UM ALIMENTO HIPÓCRITA

      Aquele que tenta explicar o irracional corre o risco de parecer mais doido que o Fanfula. Pior ainda quando o assunto explicado é irrelevante e não passa de uma implicância gastronômica pessoal. Mas não importa. Como disse uma vez o fictício príncipe da Dinamarca, “É loucura, mas há método nisso”. Eis o método: um parágrafo sobre o churrasco, outro sobre os legumes e o parágrafo final sobre a pipoca.
   Primeiramente, considere o churrasco. O churrasco é simplesmente impressionante.

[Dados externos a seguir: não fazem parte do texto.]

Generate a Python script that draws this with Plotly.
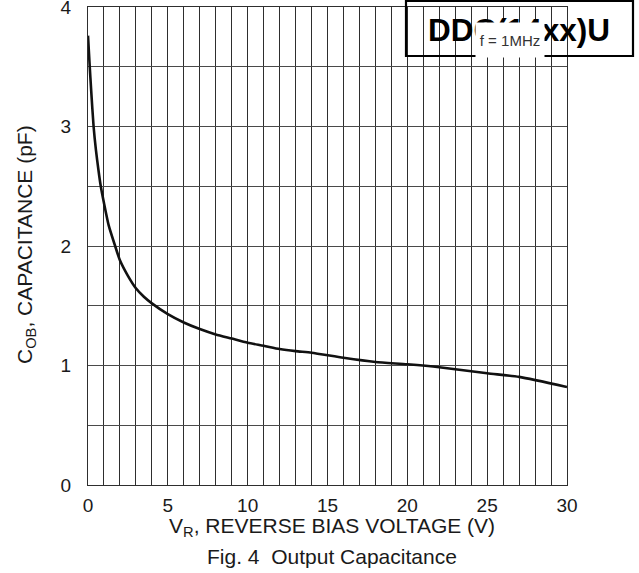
import plotly.graph_objects as go

# Data (V_R in volts, C_OB in pF)
vr = [0, 0.1, 0.2, 0.35, 0.5, 0.65, 0.8, 1.0, 1.3, 1.7, 2.0, 2.5, 3.0, 3.5, 4.0,
      5, 6, 7, 8, 9, 10, 11, 12, 13, 14, 16, 18, 20, 22, 25, 27, 30]
cob = [3.76, 3.52, 3.3, 3.0, 2.8, 2.64, 2.5, 2.36, 2.17, 2.0, 1.88, 1.75, 1.646, 1.575, 1.52,
       1.43, 1.36, 1.305, 1.26, 1.225, 1.19, 1.165, 1.138, 1.12, 1.107, 1.065, 1.03, 1.01, 0.985,
       0.935, 0.905, 0.82]

x_ticks = [0, 5, 10, 15, 20, 25, 30]
y_ticks = [0, 1, 2, 3, 4]

FONT = "Arial, Liberation Sans, sans-serif"

fig = go.Figure()
fig.add_trace(go.Scatter(x=vr, y=cob, mode="lines",
                         line=dict(color="#111111", width=2.6, shape="spline", smoothing=0.6),
                         showlegend=False, hoverinfo="skip"))

fig.update_layout(
    width=639, height=573,
    margin=dict(l=88, r=72, t=7, b=88, autoexpand=False),
    paper_bgcolor="white", plot_bgcolor="white",
    font=dict(family=FONT, color="#1a1a1a"),
    showlegend=False,
)

fig.update_xaxes(
    range=[0, 30], automargin=False,
    tickmode="array", tickvals=x_ticks, ticktext=[str(t) for t in x_ticks],
    showgrid=True, gridcolor="#2e2e2e", gridwidth=1.4,
    showline=True, linecolor="#2e2e2e", linewidth=1.4, mirror=True,
    zeroline=False, ticks="", ticklabelstandoff=3, ticklabeloverflow="allow",
    tickfont=dict(size=19, family=FONT, color="#1a1a1a"),
    minor=dict(dtick=1, tick0=0, showgrid=True, gridcolor="#2e2e2e", gridwidth=1.4),
)
fig.update_yaxes(
    range=[0, 4], automargin=False,
    tickmode="array", tickvals=y_ticks, ticktext=[str(t) for t in y_ticks],
    showgrid=True, gridcolor="#4a4a4a", gridwidth=1.4,
    showline=True, linecolor="#2e2e2e", linewidth=1.4, mirror=True,
    zeroline=False, ticks="", ticklabelstandoff=12, ticklabeloverflow="allow",
    tickfont=dict(size=19, family=FONT, color="#1a1a1a"),
    minor=dict(dtick=0.5, tick0=0, showgrid=True, gridcolor="#4a4a4a", gridwidth=1.4),
)

# Header box outline
fig.add_shape(type="rect", xref="paper", yref="paper",
              x0=(406 - 88) / 479, x1=(633 - 88) / 479,
              y0=(485 - 56) / 478, y1=(485 - 1) / 478,
              line=dict(color="#000000", width=2.2), fillcolor="rgba(0,0,0,0)", layer="above")

annotations = [
    dict(text="<b>DDC(14xx)U</b>", xref="paper", yref="paper",
         x=(426 - 88) / 479, y=(485 - 29.5) / 478, xanchor="left", yanchor="middle",
         showarrow=False, font=dict(size=31.5, family=FONT, color="#000000")),
    dict(text="f = 1MHz", xref="paper", yref="paper",
         x=(510 - 88) / 479, y=(485 - 40) / 478, xanchor="center", yanchor="middle",
         showarrow=False, bgcolor="white", width=66, height=32,
         font=dict(size=15, family=FONT, color="#333333")),
    dict(text="V<sub>R</sub>, REVERSE BIAS VOLTAGE (V)", xref="paper", yref="paper",
         x=(332 - 88) / 479, y=(485 - 527) / 478, xanchor="center", yanchor="middle",
         showarrow=False, font=dict(size=21, family=FONT, color="#1a1a1a")),
    dict(text="Fig. 4  Output Capacitance", xref="paper", yref="paper",
         x=(332 - 88) / 479, y=(485 - 556) / 478, xanchor="center", yanchor="middle",
         showarrow=False, font=dict(size=21, family=FONT, color="#1a1a1a")),
    dict(text="C<sub>OB</sub>, CAPACITANCE (pF)", xref="paper", yref="paper",
         x=(26 - 88) / 479, y=(485 - 245) / 478, xanchor="center", yanchor="middle",
         textangle=-90, showarrow=False, font=dict(size=21, family=FONT, color="#1a1a1a")),
]
fig.update_layout(annotations=annotations)

fig.write_html("out.html", config={"displayModeBar": False},
               post_script="document.body.style.margin='0';")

Sente-se o aroma antes de comer e após esfalfar-se com os nacos bovinos, você percebe que traçou algo divino. Grandes expectativas olfativas são devidamente preenchidas no primeiro pedaço comido. Honestidade. Como bônus, agrega-se a família, tem-se a companhia dos amigos, cerveja direto da latinha e, vá lá, o dispensável pagodinho. Repare que, entre os mais abastados, o pagodinho dá lugar ao DVD dos BeeGees numa TV de LCD de 42 polegadas. Igualmente dispensável.

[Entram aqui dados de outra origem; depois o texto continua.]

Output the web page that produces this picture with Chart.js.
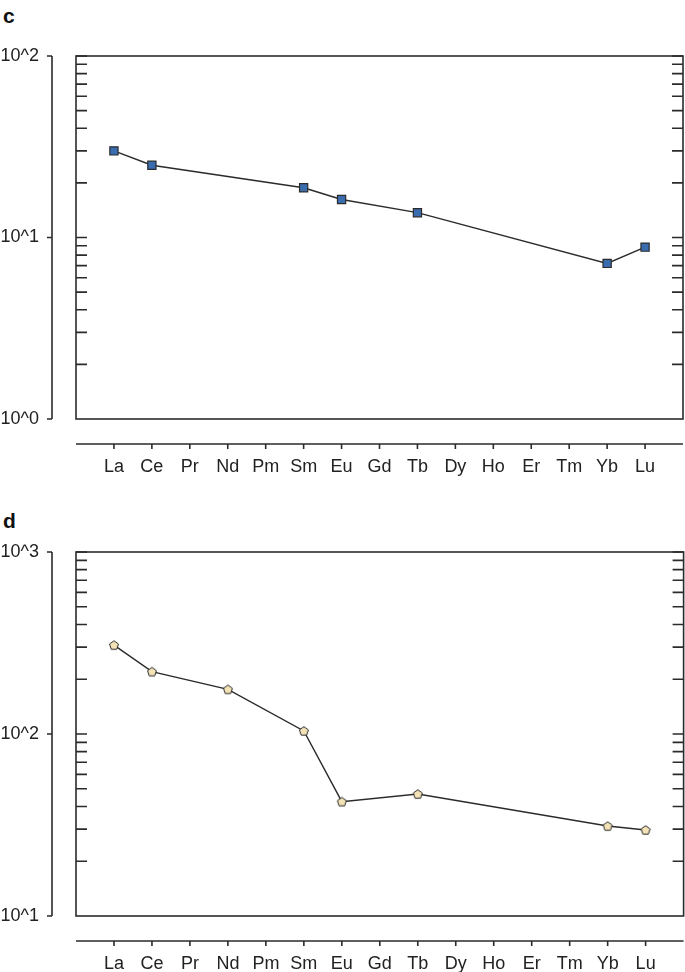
<!DOCTYPE html>
<html>
<head>
<meta charset="utf-8">
<script src="https://cdn.jsdelivr.net/npm/chart.js@4"></script>
<style>
  body { margin: 0; background: #fff; width: 685px; height: 972px; position: relative; overflow: hidden; }
  .panel { position: absolute; left: 0; }
  .tag { position: absolute; left: 3px; font: bold 21px "Liberation Sans", Arial, sans-serif; color: #111; }
</style>
</head>
<body>
<div class="tag" style="top:4px">c</div>
<div class="tag" style="top:509px">d</div>
<canvas id="chartC" class="panel" style="top:0" width="690" height="486"></canvas>
<canvas id="chartD" class="panel" style="top:486px" width="690" height="486"></canvas>
<script>
// REE-Elemente, x-Position = Index + 1
const elements = ['La', 'Ce', 'Pr', 'Nd', 'Pm', 'Sm', 'Eu', 'Gd', 'Tb', 'Dy', 'Ho', 'Er', 'Tm', 'Yb', 'Lu'];
const valuesC = [30, 25, null, null, null, 18.8, 16.2, null, 13.7, null, null, null, null, 7.2, 8.85];
const valuesD = [308, 220, null, 176, null, 104, 42.5, null, 46.8, null, null, null, null, 31.2, 29.7];
const rangeC = [1, 100];
const rangeD = [10, 1000];

const FONT = '"Liberation Sans", Arial, Helvetica, sans-serif';
const INK = '#2b2b2b';

function toPoints(values) {
    return values
        .map((v, i) => (v === null ? null : { x: i + 1, y: v }))
        .filter((p) => p !== null);
}

// Fuenfeck-Marker (Chart.js hat keinen eigenen)
function pentagon(fill) {
    const c = document.createElement('canvas');
    c.width = 12; c.height = 12;
    const g = c.getContext('2d');
    g.beginPath();
    for (let i = 0; i < 5; i++) {
        const t = -Math.PI / 2 + i * 2 * Math.PI / 5;
        g.lineTo(6 + 4.7 * Math.cos(t), 6.4 + 4.7 * Math.sin(t));
    }
    g.closePath();
    g.fillStyle = fill;
    g.fill();
    g.strokeStyle = INK;
    g.lineWidth = 1;
    g.stroke();
    return c;
}

// Rahmen, abgesetzte Achsen und kleine Log-Striche
const frame = {
    id: 'frame',
    afterDraw(chart) {
        const { ctx, chartArea: a, scales: { x, y } } = chart;
        ctx.save();
        ctx.strokeStyle = INK;
        ctx.lineWidth = 1.6;
        ctx.strokeRect(a.left, a.top, a.right - a.left, a.bottom - a.top);

        // linke Achse, abgesetzt
        const ax = a.left - 24;
        ctx.beginPath();
        ctx.moveTo(ax, y.getPixelForValue(y.max));
        ctx.lineTo(ax, y.getPixelForValue(y.min));
        const d0 = Math.round(Math.log10(y.min));
        const d1 = Math.round(Math.log10(y.max));
        for (let d = d0; d <= d1; d++) {
            const py = y.getPixelForValue(Math.pow(10, d));
            ctx.moveTo(ax, py);
            ctx.lineTo(ax - 5, py);
        }
        ctx.stroke();

        // innere Striche links und rechts
        ctx.beginPath();
        for (let d = d0; d < d1; d++) {
            for (let m = 1; m <= 10; m++) {
                if (d === d0 && m === 1) continue;
                const py = y.getPixelForValue(m * Math.pow(10, d));
                ctx.moveTo(a.left, py); ctx.lineTo(a.left + 11, py);
                ctx.moveTo(a.right, py); ctx.lineTo(a.right - 11, py);
            }
        }
        ctx.stroke();

        // untere Achse, abgesetzt
        const by = a.bottom + 25;
        ctx.beginPath();
        ctx.moveTo(a.left, by);
        ctx.lineTo(a.right, by);
        elements.forEach((e, i) => {
            const px = x.getPixelForValue(i + 1);
            ctx.moveTo(px, by);
            ctx.lineTo(px, by + 5);
        });
        ctx.stroke();
        ctx.restore();
    }
};

function makeChart(id, values, range, marker, topPad, xHeight) {
    return new Chart(document.getElementById(id), {
        type: 'line',
        data: {
            datasets: [{
                data: toPoints(values),
                borderColor: INK,
                borderWidth: 1.4,
                tension: 0,
                fill: false,
                ...marker
            }]
        },
        options: {
            responsive: false,
            animation: false,
            layout: { padding: { top: topPad, right: 2, left: 0, bottom: 0 } },
            plugins: { legend: { display: false }, tooltip: { enabled: false } },
            scales: {
                x: {
                    type: 'linear',
                    min: 0,
                    max: elements.length + 1,
                    grid: { display: false, drawTicks: false },
                    border: { display: false },
                    afterFit: (s) => {
                        s.height = xHeight;
                        s.paddingLeft = 0;
                        s.paddingRight = 0;
                    },
                    ticks: {
                        stepSize: 1,
                        autoSkip: false,
                        maxRotation: 0,
                        padding: 37,
                        color: '#222',
                        font: { family: FONT, size: 18 },
                        callback: (v) => elements[v - 1] || ''
                    }
                },
                y: {
                    type: 'logarithmic',
                    min: range[0],
                    max: range[1],
                    grid: { display: false, drawTicks: false },
                    border: { display: false },
                    afterFit: (s) => {
                        s.width = 76;
                        s.paddingTop = 0;
                        s.paddingBottom = 0;
                    },
                    ticks: {
                        autoSkip: false,
                        padding: 37,
                        color: '#222',
                        font: { family: FONT, size: 18 },
                        callback: (v) => {
                            const p = Math.log10(v);
                            return Math.abs(p - Math.round(p)) < 1e-9 ? '10^' + Math.round(p) : '';
                        }
                    }
                }
            }
        },
        plugins: [frame]
    });
}

makeChart('chartC', valuesC, rangeC, {
    pointStyle: 'rect',
    pointRadius: 5.8,
    pointBackgroundColor: '#3a6db0',
    pointBorderColor: INK,
    pointBorderWidth: 1.2
}, 56, 67);

makeChart('chartD', valuesD, rangeD, {
    pointStyle: pentagon('#f3e3b6'),
    pointRadius: 5
}, 66, 56);
</script>
</body>
</html>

      O parágrafo antes da pipoca diz respeito aos legumes. O legume, cru ou cozido é absolutamente sem graça. Os legumes simplesmente não têm cheiro ou, se o tem, é invariavelmente ruim, sulfuroso. Quem come, come por motivos nutricionais apenas. Você come um legume porque sabe que faz bem e pronto. Você come um legume por senso de dever. Quem, como eu mesmo, fala que gosta de legumes simplesmente se acostumou com eles. Mas não há como negar, há uma relação honesta entre você e o legume. Ele não cheira, ele não promete nada pra você.

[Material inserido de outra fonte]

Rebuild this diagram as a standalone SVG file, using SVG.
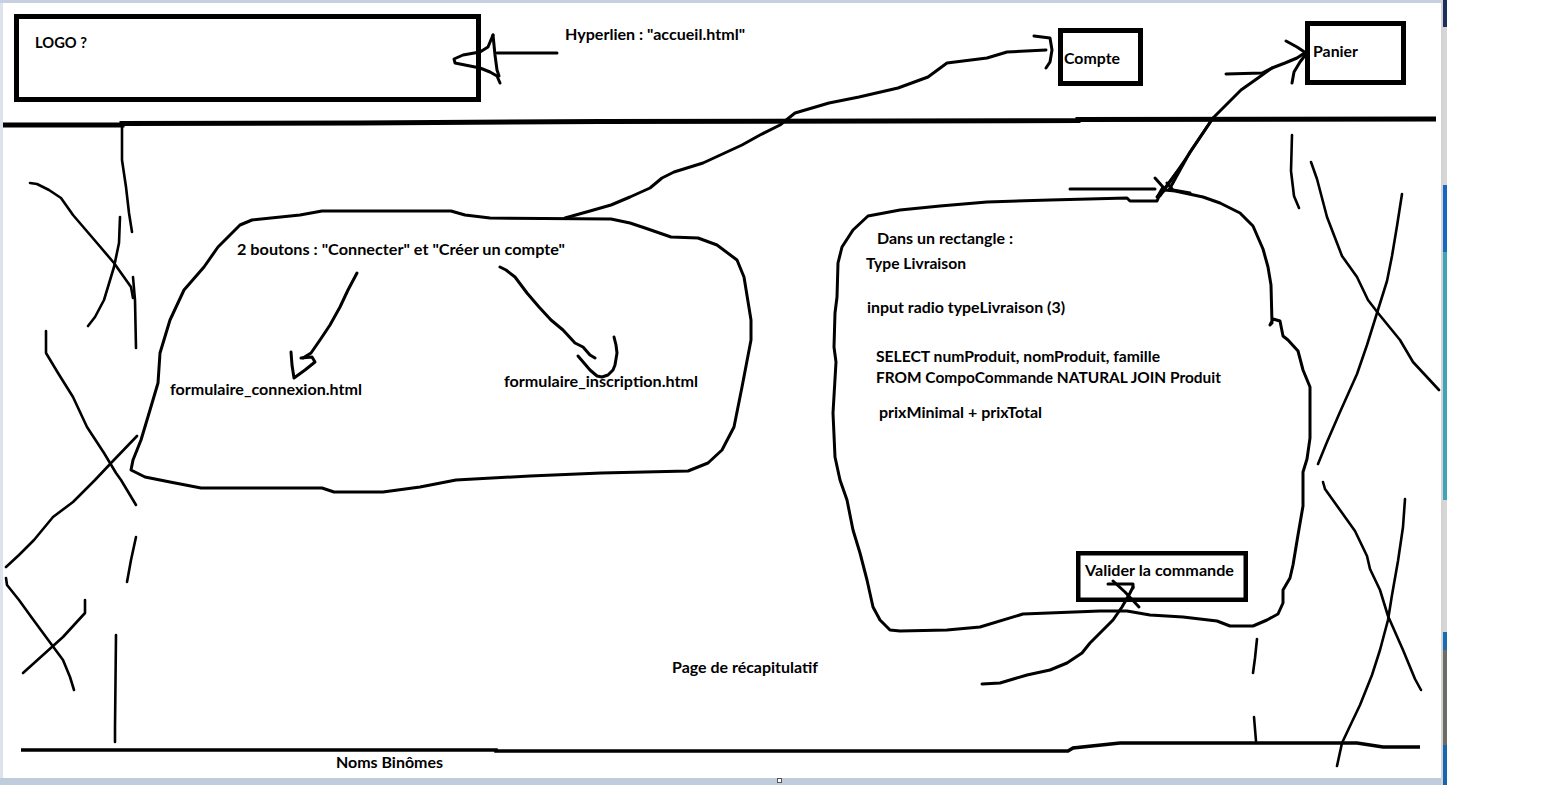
<svg xmlns="http://www.w3.org/2000/svg" width="1552" height="785" viewBox="0 0 1552 785">
<style>
.ink{fill:none;stroke:#000;stroke-width:3;stroke-linejoin:round;stroke-linecap:round}
.thin{fill:none;stroke:#000;stroke-width:2.6;stroke-linejoin:round;stroke-linecap:round}
.box{fill:none;stroke:#000;stroke-width:5}
.t{font-family:Lato,"Liberation Sans",Arial,sans-serif;font-weight:700;font-size:15px;fill:#000}
</style>
<rect x="0" y="0" width="1552" height="785" fill="#fff"/>
<g id="frame">
<rect x="0" y="0" width="1441" height="3" fill="#c6d0e0"/>
<rect x="0" y="3" width="3" height="775" fill="#dce3ed"/>
<rect x="0" y="778" width="1441" height="7" fill="#bfccdc"/>
<rect x="1441" y="0" width="2" height="785" fill="#d3d3d3"/>
<rect x="1443" y="0" width="4" height="27" fill="#1b2f5e"/>
<rect x="1443" y="27" width="4" height="158" fill="#d6d6d6"/>
<rect x="1443" y="185" width="4" height="67" fill="#1766c2"/>
<rect x="1443" y="252" width="4" height="248" fill="#3ea4b6"/>
<rect x="1443" y="500" width="4" height="132" fill="#d6d6d6"/>
<rect x="1443" y="632" width="4" height="18" fill="#1a6bb0"/>
<rect x="1443" y="650" width="4" height="95" fill="#6b6b68"/>
<rect x="1443" y="745" width="4" height="40" fill="#1766b0"/>
<rect x="777.5" y="778.5" width="4" height="4" fill="#fff" stroke="#555" stroke-width="1"/>
</g>
<g id="layout-lines">
<path d="M3,125 L122,125 L122,123.5 L360,123 L600,121.5 L1078,120.5 L1078,119.5 L1436,119" fill="none" stroke="#000" stroke-width="5"/>
<path d="M21,750 L496,750 L496,751 L1068,751 L1073,748 L1120,743 L1357,743 L1383,747 L1420,747" fill="none" stroke="#000" stroke-width="3.5"/>
</g>
<g id="logo">
<rect class="box" x="16.5" y="16.5" width="462" height="83"/>
<text class="t" x="35" y="48" textLength="52" lengthAdjust="spacingAndGlyphs">LOGO ?</text>
</g>
<g id="hyperlien-label">
<text class="t" x="565" y="40" textLength="180" lengthAdjust="spacingAndGlyphs">Hyperlien : "accueil.html"</text>
</g>
<g id="compte">
<rect class="box" x="1060.5" y="30.5" width="80" height="53"/>
<text class="t" x="1064" y="64" textLength="56" lengthAdjust="spacingAndGlyphs">Compte</text>
</g>
<g id="panier">
<rect class="box" x="1307.5" y="23.5" width="96" height="59"/>
<text class="t" x="1313" y="57" textLength="45" lengthAdjust="spacingAndGlyphs">Panier</text>
</g>
<g id="zone-connexion">
<path class="ink" d="M240,225 L252,220 L300,215 L322,211 L451,211 L465,215 L490,218 L611,219 L630,223 L645,228 L671,237 L698,238 L717,245 L737,260 L744,277 L751,320 L751,340 L742,387 L734,427 L722,450 L708,463 L688,471 L601,473 L530,476 L456,480 L420,487 L383,492 L334,492 L322,488 L201,488 L170,482 L145,477 L131,470 L133,460 L141,440 L150,410 L158,383 L160,353 L170,320 L184,290 L204,267 L218,247 L228,237 Z"/>
<text class="t" x="237" y="255" textLength="328" lengthAdjust="spacingAndGlyphs">2 boutons : "Connecter" et "Créer un compte"</text>
<text class="t" x="170" y="395" textLength="192" lengthAdjust="spacingAndGlyphs">formulaire_connexion.html</text>
<text class="t" x="504" y="387" textLength="194" lengthAdjust="spacingAndGlyphs">formulaire_inscription.html</text>
</g>
<g id="zone-commande">
<path class="ink" d="M868,216 L900,210 L940,206 L987,202 L1050,200 L1127,198 L1130,201 L1157,201 L1160,194 L1165,190 L1175,191 L1203,197 L1220,203 L1240,213 L1253,226 L1263,249 L1268,267 L1271,285 L1272,323 L1270,325 L1273,319 L1280,321 L1283,336 L1288,340 L1298,351 L1303,370 L1310,387 L1310,438 L1307,459 L1303,472 L1303,506 L1298,535 L1293,565 L1290,578 L1283,590 L1283,603 L1278,614 L1267,620 L1253,626 L1230,626 L1217,621 L1183,617 L1150,615 L1127,611 L1100,611 L1023,614 L980,627 L947,630 L900,631 L890,630 L880,620 L873,607 L867,580 L860,553 L853,530 L847,500 L840,480 L835,457 L833,413 L836,362 L834,347 L835,313 L837,297 L838,263 L842,247 L853,230 Z"/>
<text class="t" x="877" y="244" textLength="136" lengthAdjust="spacingAndGlyphs">Dans un rectangle :</text>
<text class="t" x="866" y="269" textLength="100" lengthAdjust="spacingAndGlyphs">Type Livraison</text>
<text class="t" x="867" y="313" textLength="198" lengthAdjust="spacingAndGlyphs">input radio typeLivraison (3)</text>
<text class="t" x="876" y="362" textLength="284" lengthAdjust="spacingAndGlyphs">SELECT numProduit, nomProduit, famille</text>
<text class="t" x="876" y="383" textLength="345" lengthAdjust="spacingAndGlyphs">FROM CompoCommande NATURAL JOIN Produit</text>
<text class="t" x="879" y="418" textLength="163" lengthAdjust="spacingAndGlyphs">prixMinimal + prixTotal</text>
</g>
<g id="valider">
<rect x="1078.25" y="553.25" width="167.5" height="46.5" fill="none" stroke="#000" stroke-width="4.5"/>
<text class="t" x="1085" y="576" textLength="149" lengthAdjust="spacingAndGlyphs">Valider la commande</text>
</g>
<g id="labels">
<text class="t" x="672" y="673" textLength="146" lengthAdjust="spacingAndGlyphs">Page de récapitulatif</text>
<text class="t" x="336" y="768" textLength="107" lengthAdjust="spacingAndGlyphs">Noms Binômes</text>
</g>
<g id="connectors">
<path class="ink" stroke-width="3.4" d="M557,53 L497,53"/>
<path class="ink" d="M493,35 L488,47 L480,52 L463,55 L454,59 L455,63 L465,65 L480,68 L490,72 L497,76 L500,83"/>
<path class="ink" d="M493,35 L495,55 L497,70 L499,76"/>
<path class="ink" d="M565,218 L590,211 L611,205 L630,197 L650,188 L662,178 L674,172 L703,163 L742,145 L760,135 L780,125 L795,113 L829,103 L859,97 L898,88 L928,77 L947,63 L987,58 L1007,52 L1046,50"/>
<path class="ink" d="M1034,36 L1050,38 L1052,50 L1050,62 L1046,68"/>
<path class="ink" d="M1169,190 L1190,152 L1213,118 L1241,90 L1258,78 L1272,68 L1285,63 L1297,58 L1306,52"/>
<path class="ink" d="M1160,196 L1185,160 L1213,118"/>
<path class="ink" d="M1226,74 L1262,73 L1272,68"/>
<path class="ink" d="M1286,41 L1297,47 L1306,53"/>
<path class="ink" d="M1292,83 L1294,72 L1300,62 L1306,54"/>
<path class="ink" d="M1070,189 L1155,189"/>
<path class="ink" d="M1155,178 L1163,187 L1158,196"/>
<path class="ink" d="M1177,172 L1165,188 L1157,197"/>
<path class="ink" d="M1167,183 L1173,190 L1190,193"/>
<path class="ink" d="M357,273 L348,290 L340,307 L330,325 L320,340 L311,353 L303,358"/>
<path class="ink" d="M291,352 L292,365 L294,378 L305,370 L315,362 L312,357 L301,358"/>
<path class="ink" d="M500,267 L506,270 L515,277 L527,293 L539,307 L551,320 L563,330 L575,343 L583,347 L590,355 L595,358"/>
<path class="ink" d="M614,337 L616,345 L617,353 L615,365 L613,370 L608,375 L602,377 L597,376 L590,370 L584,363 L578,356"/>
<path class="ink" d="M982,684 L1000,683 L1027,675 L1050,670 L1067,663 L1082,653 L1090,643 L1100,633 L1113,620 L1122,607 L1130,593 L1133,587"/>
<path class="ink" d="M1108,584 L1133,584 L1133,588"/>
<path class="ink" d="M1113,581 L1125,592 L1139,607"/>
</g>
<g id="scribbles">
<path class="thin" d="M122,125 L122,160 L126,187 L129,213 L132,232"/>
<path class="thin" d="M30,183 L37,184 L49,190 L61,198 L73,215 L97,243 L114,263 L131,287 L133,298"/>
<path class="thin" d="M120,217 L119,243 L114,267 L104,300 L95,317 L88,326"/>
<path class="thin" d="M133,277 L135,300 L136,348"/>
<path class="thin" d="M46,331 L46,353 L58,373 L73,397 L87,427 L104,453 L116,473 L121,480 L136,505"/>
<path class="thin" d="M137,436 L112,462 L95,480 L73,502 L53,517 L34,540 L19,555 L6,567"/>
<path class="thin" d="M136,537 L131,560 L127,582"/>
<path class="thin" d="M6,578 L7,585 L19,600 L32,618 L46,637 L63,660 L70,677 L74,690"/>
<path class="thin" d="M85,600 L85,613 L63,637 L23,673"/>
<path class="thin" d="M116,635 L115,727 L115,742"/>
<path class="thin" d="M1292,135 L1291,171 L1294,196 L1299,208"/>
<path class="thin" d="M1311,162 L1317,179 L1327,217 L1342,256 L1357,277 L1368,300 L1378,313 L1400,340 L1413,362 L1439,390"/>
<path class="thin" d="M1402,194 L1397,226 L1392,256 L1387,281 L1377,313 L1367,345 L1357,374 L1340,412 L1327,442 L1318,464"/>
<path class="thin" d="M1323,482 L1325,489 L1340,510 L1355,531 L1367,556 L1370,569 L1380,590 L1388,616 L1403,650 L1415,679 L1421,690"/>
<path class="thin" d="M1405,499 L1403,527 L1398,561 L1392,595 L1388,620 L1380,650 L1372,675 L1360,705 L1350,726 L1342,743 L1337,766"/>
<path class="thin" d="M1257,639 L1255,658 L1253,673"/>
<path class="thin" d="M1254,717 L1256,741"/>
</g>
</svg>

     Agora a pipoca. Não há como negar, o cheiro é inebriante. Entrar no cinema, sentir o aroma ou escutar aquele poc poc poc da pipoca estourando já faz nossas glândulas salivares trabalharem a mil por hora. Ludibriado pelo olfativo canto da sereia, acaba comprando um pacotaço desta porcaria, que nos cinemas custa uma fortuna, verdadeiro assalto. Confortavelmente instalado na sua poltrona com uma coca gigante e o enorme saco do desprezível alimento no colo, você experimenta o negocinho gordurento de tanta manteiga e se dá conta da besteira que fez. Pipoca é pura falsidade. Pelo cheiro, acha que é a maior delícia, mas ao comer percebe que não tem gosto de nada. É só sal, manteiga e aquela textura de isopor. Corre-se ainda o risco de acabar com suas obturações num acidente com um peruá. Churrasco promete e cumpre. Legume não promete nada, mas faz bem. Pipoca é hipocrisia pura e ainda engorda.